Un chauffeur de taxi hors norme conduit son véhicule collectif dans Téhéran, c’est le metteur en scène lui-même sur son « plateau » improvisé et dirigeant sa caméra cachée entre les instruments du tableau de bord. Téhéran défile sous nos yeux, illustrée par des personnages jouant leur propre rôle, exemplaires d’une société où l’on bavarde, chaparde, fabule, d’une militante en faveur des prisonniers, un vendeur de vidéos, un opposant à la peine de mort, deux moitié-folles qui cherchent un paradis pour leurs poissons rouges, jusqu’à la nièce de Jafar Panahi, volubile et espiègle, consternée de ne pouvoir montrer son court métrage réalisé à son école de cinéma et insurgée contre cette censure inexplicable. Un monde de témoins se succède à l’intérieur du taxi que le chauffeur sait à peine utiliser.
Ceci est du cinéma
Le problème dépasse le simple propos, le sujet de ces images reste celui de la pellicule d’abord exposée dans le moyen-métrage précédent de Panahi Ceci n’est pas un film (2011), impressionnée dans son propre appartement et, à présent, exposée au-dehors, en plein jour, défiant les censeurs, destinée non pas à s’insurger mais à montrer que le plein air existe, en hors champ pourrait-on ajouter, puisque la voix et le son prédominent et remplacent la liberté.
Combien nous surprend en effet le comportement du cinéaste voué à un silence total, sous surveillance, muré dans une prison mentale après avoir été si violente en 2010, d’observer l’absence de colère, la patience à écouter les baillages de ses clients. Est-il à ce point conscient que seul l’esprit nous défend contre l’inintelligence ? Ou alors nous laisse-t-il deviner que l’image est la pire et la meilleure des choses, capable de mentir sur le spectacle qu’elle nous offre et, dans le même temps, de nous donner à réfléchir sur ce qu’elle suggère ?

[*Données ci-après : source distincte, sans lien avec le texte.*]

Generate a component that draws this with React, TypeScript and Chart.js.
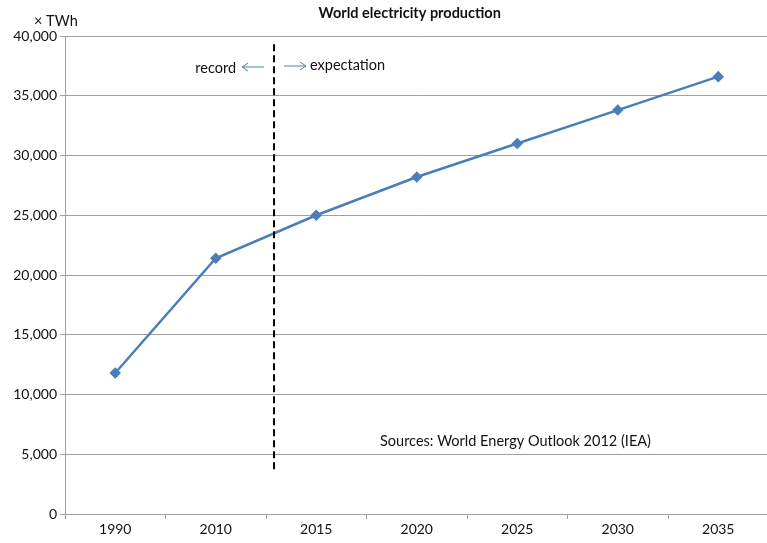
import React, { useEffect, useRef } from "react";
import { Chart, registerables } from "chart.js";

Chart.register(...registerables);

const categories = ["1990", "2010", "2015", "2020", "2025", "2030", "2035"];
const production = [11800, 21400, 25000, 28200, 31000, 33800, 36600];
const yMin = 0;
const yMax = 40000;
const yStep = 5000;
// divider between record and expectation, in category-index units
const dividerIndex = 1.58;
const dividerTop = 39300;
const dividerBottom = 3700;

const titleText = "World electricity production";
const unitText = "× TWh";
const recordText = "record";
const expectText = "expectation";
const sourceText = "Sources: World Energy Outlook 2012 (IEA)";

const FONT = "Lato, 'Open Sans', sans-serif";
const BLUE = "#4A7EBB";

const overlay = {
  id: "overlay",
  afterDraw(chart: any) {
    const ctx = chart.ctx as CanvasRenderingContext2D;
    const x = chart.scales.x;
    const y = chart.scales.y;
    const area = chart.chartArea;
    const x1 = x.getPixelForValue(1);
    const x2 = x.getPixelForValue(2);
    const dx = x1 + (x2 - x1) * (dividerIndex - 1);
    ctx.save();
    // dashed divider
    ctx.strokeStyle = "#000";
    ctx.lineWidth = 2;
    ctx.setLineDash([7, 4]);
    ctx.beginPath();
    ctx.moveTo(dx, y.getPixelForValue(dividerTop));
    ctx.lineTo(dx, y.getPixelForValue(dividerBottom));
    ctx.stroke();
    ctx.setLineDash([]);

    // title
    ctx.fillStyle = "#111";
    ctx.font = `bold 14.5px ${FONT}`;
    ctx.textAlign = "center";
    ctx.textBaseline = "middle";
    ctx.fillText(titleText, (area.left + area.right) / 2 - 7, 13);

    // unit
    ctx.font = `14.5px ${FONT}`;
    ctx.textAlign = "left";
    ctx.fillText(unitText, area.left - 31, 21);

    // record / expectation
    const ty = area.top + 32;
    ctx.textAlign = "right";
    ctx.fillText(recordText, dx - 38, ty);
    ctx.textAlign = "left";
    ctx.fillText(expectText, dx + 36, ty - 3);

    // arrows
    ctx.strokeStyle = BLUE;
    ctx.lineWidth = 1;
    ctx.beginPath();
    ctx.moveTo(dx - 10, ty - 1);
    ctx.lineTo(dx - 32, ty - 1);
    ctx.moveTo(dx - 26, ty - 5);
    ctx.lineTo(dx - 32, ty - 1);
    ctx.lineTo(dx - 26, ty + 3);
    ctx.moveTo(dx + 10, ty - 2);
    ctx.lineTo(dx + 32, ty - 2);
    ctx.moveTo(dx + 26, ty - 6);
    ctx.lineTo(dx + 32, ty - 2);
    ctx.lineTo(dx + 26, ty + 2);
    ctx.stroke();

    // sources
    ctx.fillStyle = "#111";
    ctx.textAlign = "left";
    ctx.fillText(sourceText, area.left + 315, area.bottom - 73);
    ctx.restore();
  },
};

export default function App() {
  const ref = useRef<HTMLCanvasElement>(null);
  useEffect(() => {
    if (!ref.current) return;
    const chart = new Chart(ref.current, {
      type: "line",
      data: {
        labels: categories,
        datasets: [
          {
            data: production,
            borderColor: BLUE,
            backgroundColor: BLUE,
            borderWidth: 2.5,
            pointStyle: "rectRot",
            pointRadius: 4,
            pointHoverRadius: 4,
            tension: 0,
          },
        ],
      },
      options: {
        responsive: false,
        animation: false,
        layout: { padding: { left: 0, right: 3, top: 36, bottom: 0 } },
        plugins: {
          legend: { display: false },
          title: { display: false },
          tooltip: { enabled: false },
        },
        scales: {
          x: {
            offset: true,
            grid: {
              offset: true,
              drawOnChartArea: false,
              drawTicks: true,
              tickLength: 5,
              color: "#A0A0A0",
            },
            border: { color: "#A0A0A0", width: 1 },
            ticks: {
              color: "#111",
              font: { family: FONT, size: 14 },
              padding: 2,
              maxRotation: 0,
            },
            afterFit(s: any) {
              s.height = 29;
            },
          },
          y: {
            min: yMin,
            max: yMax,
            grid: { color: "#A0A0A0", tickLength: 5 },
            border: { color: "#A0A0A0", width: 1 },
            ticks: {
              stepSize: yStep,
              color: "#111",
              font: { family: FONT, size: 14 },
              padding: 3,
              callback: (v: any) => Number(v).toLocaleString("en-US"),
            },
            afterFit(s: any) {
              s.width = 65;
            },
          },
        },
      },
      plugins: [overlay],
    });
    return () => chart.destroy();
  }, []);
  return (
    <div
      style={{
        position: "fixed",
        left: 0,
        top: 0,
        width: 767,
        height: 543,
        overflow: "hidden",
        background: "#fff",
      }}
    >
      <canvas ref={ref} width={775} height={543} style={{ display: "block" }} />
    </div>
  );
}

Les censeurs ne comprennent-ils donc pas que les artistes mettent en valeur leur pays ? Que décidément Panahi et bien d’autres écrivains, musiciens aussi pourchassés que lui, ne se taisent pas ? L’ultime image de Taxi-Téhéran, clé jetée au-delà des mots ou frontières.
Jean-Louis Coy
L’actu des bulles : Bulles au carré, par Vincent Duclert (a/s de Abtey, Deschodt, Gaultier, Galopin, Arsène Lupin, les origines. t2, Le dernier des Romains, Rue de Sèvres, 56 p, 13,50€ et Marek,Kierzkowski, La suite de Skolem t1, Editions Pirate(s), 2015, 108 p, 14€)

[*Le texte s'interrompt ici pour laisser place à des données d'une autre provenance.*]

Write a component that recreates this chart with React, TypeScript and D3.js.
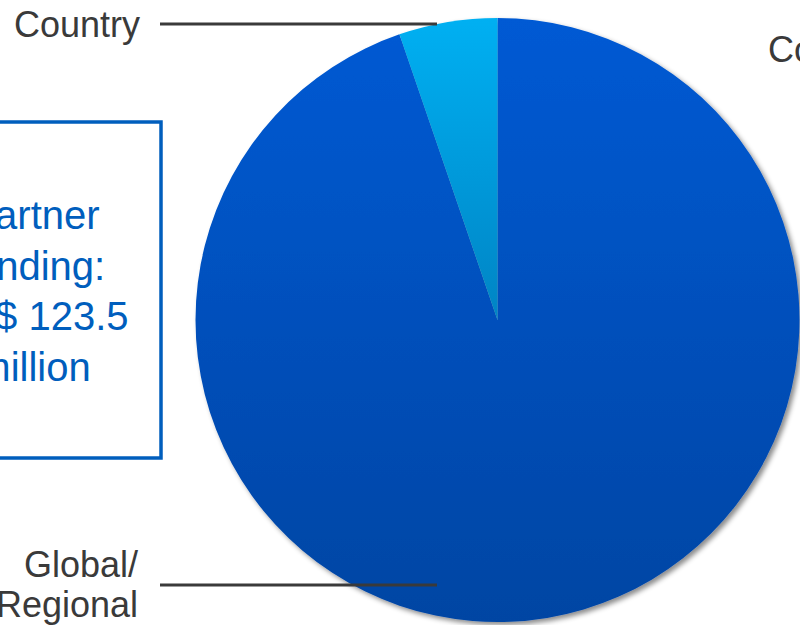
import React from "react";
import * as d3 from "d3";

const categories = ["Global/Regional", "Country"];
const values = [117.0, 6.5];
const boxLines = ["Partner", "funding:", "US$ 123.5", "million"];

const W = 800;
const H = 625;
const cx = 497.5;
const cy = 320;
const R = 302;

export default function App() {
  const pie = d3
    .pie<number>()
    .sort(null)
    .startAngle(0)
    .endAngle(2 * Math.PI)
    .value((d) => d);
  const arcs = pie(values);
  const arcGen = d3.arc<d3.PieArcDatum<number>>().innerRadius(0).outerRadius(R);
  const fills = ["url(#gMain)", "url(#gLight)"];
  const font = "'Liberation Sans', Arial, sans-serif";
  const lineY = d3.scalePoint<number>().domain([0, 1, 2, 3]).range([229, 381]);

  return (
    <svg
      width={W}
      height={H}
      style={{ position: "absolute", left: 0, top: 0, display: "block" }}
    >
      <defs>
        <linearGradient id="gMain" gradientUnits="userSpaceOnUse" x1="0" y1={-R} x2="0" y2={R}>
          <stop offset="0" stopColor="#005AD4" />
          <stop offset="1" stopColor="#0045A3" />
        </linearGradient>
        <linearGradient id="gLight" gradientUnits="userSpaceOnUse" x1="0" y1={-R} x2="0" y2={R}>
          <stop offset="0" stopColor="#00B0F2" />
          <stop offset="0.5" stopColor="#0084C4" />
          <stop offset="1" stopColor="#005A9A" />
        </linearGradient>
        <filter id="shadow" x="-10%" y="-10%" width="130%" height="130%">
          <feDropShadow dx="3" dy="3" stdDeviation="2.5" floodColor="#000" floodOpacity="0.45" />
        </filter>
      </defs>
      <rect width={W} height={H} fill="#fff" />
      <g transform={`translate(${cx},${cy})`} filter="url(#shadow)">
        {arcs.map((a, i) => (
          <path key={categories[i]} d={arcGen(a) || ""} fill={fills[i]} />
        ))}
      </g>

      {/* Box */}
      <rect x={-200} y={122} width={361} height={336} fill="none" stroke="#005EBD" strokeWidth={3.5} />
      {boxLines.map((t, i) => (
        <text
          key={t}
          x={34}
          y={lineY(i)}
          textAnchor="middle"
          fontFamily={font}
          fontSize={40}
          fill="#005EBD"
        >
          {t}
        </text>
      ))}

      {/* Leader lines & labels */}
      <line x1={160} x2={437} y1={24} y2={24} stroke="#3a3a3a" strokeWidth={3} />
      <text x={140} y={37} textAnchor="end" fontFamily={font} fontSize={36} fill="#3a3a3a">
        {categories[1]}
      </text>
      <line x1={160} x2={437} y1={585} y2={585} stroke="#3a3a3a" strokeWidth={3} />
      <text x={138} y={577} textAnchor="end" fontFamily={font} fontSize={36} fill="#3a3a3a">
        Global/
      </text>
      <text x={138} y={617} textAnchor="end" fontFamily={font} fontSize={36} fill="#3a3a3a">
        Regional
      </text>
      <text x={768} y={62} fontFamily={font} fontSize={36} fill="#3a3a3a">
        Country
      </text>
    </svg>
  );
}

Interne à la Croix des Wahls le jeune Arsène poursuit son éducation, surtout hors de sentiers battus avec ses amis inséparables, Arès del Sarto et Béranger de la Motte. Mais l’apparition de la blonde Athéna, sœur d’Arès, oppose ses deux prétendants, Arsène et Béranger, au cours de périlleux duels. Pendant ce temps, la confrérie des Lombards continue de s’infiltrer dans les souterrains de la société, pour mieux la corrompre et la posséder. Benoît Abtey et Pierre Deschodt pour le scénario, Christophe Gaultier pour le dessin, Marie Galopin pour la couleur poursuivent leur enquête sur les secrets de jeunesse du futur Lupin. C’est efficace, mais l’album manque de l’étincelle qui illumine les grandes fictions.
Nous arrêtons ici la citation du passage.